RLLib: How to use policy learned in tune.run()?

If I am executing one-time RL training using

results = tune.run(
“PPO”,
config={
“env”: SimpleCorridor,
“num_workers”: 4,
“env_config”: {“corridor_length”: 5}})

what is the command to use the learned policy?

source : https://docs.ray.io/en/master/ray-overview/index.html#gentle-intro

1 Like

There is a way to do so via command line, but I think you are asking a way by code. Below is my example. There might be a better way. But I save the trained model to a checkpoint, then read it back and evaluate it by running the environment against it.

2 Likes

Thanks, @RickLan for sharing example

Hey @RickLan . The policy I got from this approach is stochastic. I have raised another issue here for making learned policy deterministic. https://discuss.ray.io/t/getting-deterministic-policy-after-dqn-training/2237. would you like to share any insights on that?

Hey @Saurabh_Arora , just set the config key:

"explore": False

in the recovered policy.
You can also do this on a per-call basis. Every method: compute_action(s) of the Trainer or Policy have a explore flag that you can set to True, False or None (use the default defined in the config).

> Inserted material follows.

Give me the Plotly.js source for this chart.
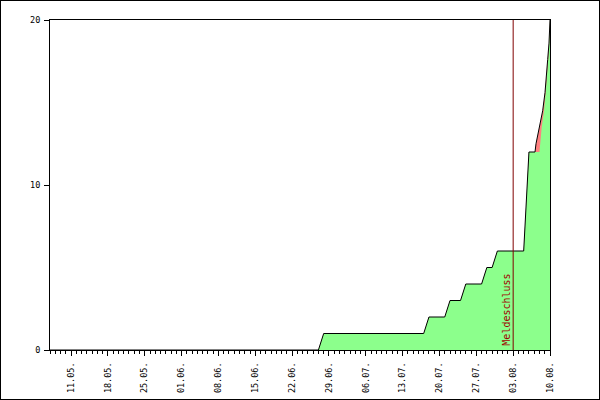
<!DOCTYPE html>
<html>
<head>
<meta charset="utf-8">
<script src="https://cdn.plot.ly/plotly-3.0.1.min.js"></script>
<style>
  html, body { margin: 0; padding: 0; background: #fff; }
  #chart { width: 600px; height: 400px; box-sizing: border-box; border: 1px solid #000; }
</style>
</head>
<body>
<div id="chart"></div>
<script>
// Registrations (cumulative) - total (incl. unpaid) and green subset
const greenDates = [
  '2024-05-07', '2024-06-27', '2024-06-28', '2024-07-17', '2024-07-18',
  '2024-07-21', '2024-07-22', '2024-07-24', '2024-07-25', '2024-07-28',
  '2024-07-29', '2024-07-30', '2024-07-31', '2024-08-05', '2024-08-06',
  '2024-08-08 00:00', '2024-08-08 10:05', '2024-08-08 20:38', '2024-08-09 04:19',
  '2024-08-09 11:17', '2024-08-09 15:50', '2024-08-09 20:24', '2024-08-09 23:02',
  '2024-08-10 00:00'
];
const greenValues = [
  0, 0, 1, 1, 2,
  2, 3, 3, 4, 4,
  5, 5, 6, 6, 12,
  12, 13.5, 14.5, 15.6,
  16.6, 17.6, 18.6, 19.6,
  20
];
const totalDates = [
  '2024-05-07', '2024-06-27', '2024-06-28', '2024-07-17', '2024-07-18',
  '2024-07-21', '2024-07-22', '2024-07-24', '2024-07-25', '2024-07-28',
  '2024-07-29', '2024-07-30', '2024-07-31', '2024-08-05', '2024-08-06',
  '2024-08-07 03:36', '2024-08-07 08:10', '2024-08-07 23:17', '2024-08-08 14:38',
  '2024-08-09 01:12', '2024-08-09 08:53', '2024-08-09 13:26', '2024-08-09 19:26',
  '2024-08-09 22:34', '2024-08-10 00:00'
];
const totalValues = [
  0, 0, 1, 1, 2,
  2, 3, 3, 4, 4,
  5, 5, 6, 6, 12,
  12, 12.5, 13.5, 14.5,
  15.6, 16.6, 17.6, 18.6,
  19.6, 20
];
const deadlineDate = '2024-08-03';
const deadlineLabel = 'Meldeschluss';
const xRange = ['2024-05-07', '2024-08-10'];
const firstTick = '2024-05-11';
const yTicks = [0, 10, 20];

const mono = 'DejaVu Sans Mono, monospace';
const DAY = 86400000;

const traces = [
  { x: totalDates, y: totalValues, type: 'scatter', mode: 'lines',
    fill: 'tozeroy', fillcolor: '#ff8080', line: { width: 0 }, hoverinfo: 'skip' },
  { x: greenDates, y: greenValues, type: 'scatter', mode: 'lines',
    fill: 'tozeroy', fillcolor: '#8cff8c', line: { width: 0 }, hoverinfo: 'skip' },
  { x: totalDates, y: totalValues, type: 'scatter', mode: 'lines',
    line: { color: '#000', width: 1 }, hoverinfo: 'skip' }
];

const layout = {
  width: 598, height: 398,
  margin: { l: 49, r: 49, t: 19, b: 49, pad: 0 },
  paper_bgcolor: '#fff', plot_bgcolor: '#fff',
  showlegend: false,
  font: { family: mono, size: 8, color: '#000' },
  xaxis: {
    type: 'date', range: xRange,
    tick0: firstTick, dtick: 7 * DAY, tickformat: '%d.%m.',
    tickangle: -90, ticks: 'outside', ticklen: 5, tickcolor: '#000', tickwidth: 1,
    ticklabelstandoff: 3,
    minor: { ticks: 'outside', ticklen: 3, dtick: DAY, tick0: xRange[0], tickcolor: '#000', showgrid: false },
    showgrid: false, zeroline: false,
    showline: true, linecolor: '#000', linewidth: 1, mirror: true,
    tickfont: { family: mono, size: 8.5, color: '#000' }
  },
  yaxis: {
    range: [0, 20], tickvals: yTicks, ticktext: yTicks.map(String),
    ticks: 'outside', ticklen: 5, tickcolor: '#000',
    ticklabelstandoff: 2,
    showgrid: false, zeroline: false,
    showline: true, linecolor: '#000', linewidth: 1, mirror: true,
    tickfont: { family: mono, size: 8.5, color: '#000' }
  },
  shapes: [
    { type: 'line', xref: 'x', yref: 'paper', x0: deadlineDate, x1: deadlineDate, y0: 0, y1: 1,
      line: { color: '#800000', width: 1 } }
  ],
  annotations: [
    { x: deadlineDate, y: 0, xref: 'x', yref: 'y', text: deadlineLabel, showarrow: false,
      textangle: -90, xanchor: 'right', yanchor: 'bottom', xshift: 0, yshift: 2,
      font: { family: mono, size: 10, color: '#a00000' } }
  ]
};

Plotly.newPlot('chart', traces, layout, { staticPlot: true, displayModeBar: false });
</script>
</body>
</html>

@sven1977 , trainer class had following option

@PublicAPI
def compute_action(self,
observation: TensorStructType,
state: List[TensorStructType] = None,
prev_action: TensorStructType = None,
prev_reward: float = None,
info: EnvInfoDict = None,
policy_id: PolicyID = DEFAULT_POLICY_ID,
full_fetch: bool = False,
explore: bool = None) → TensorStructType:

so I used explore flag. Please correct if it does not achieve the same affect.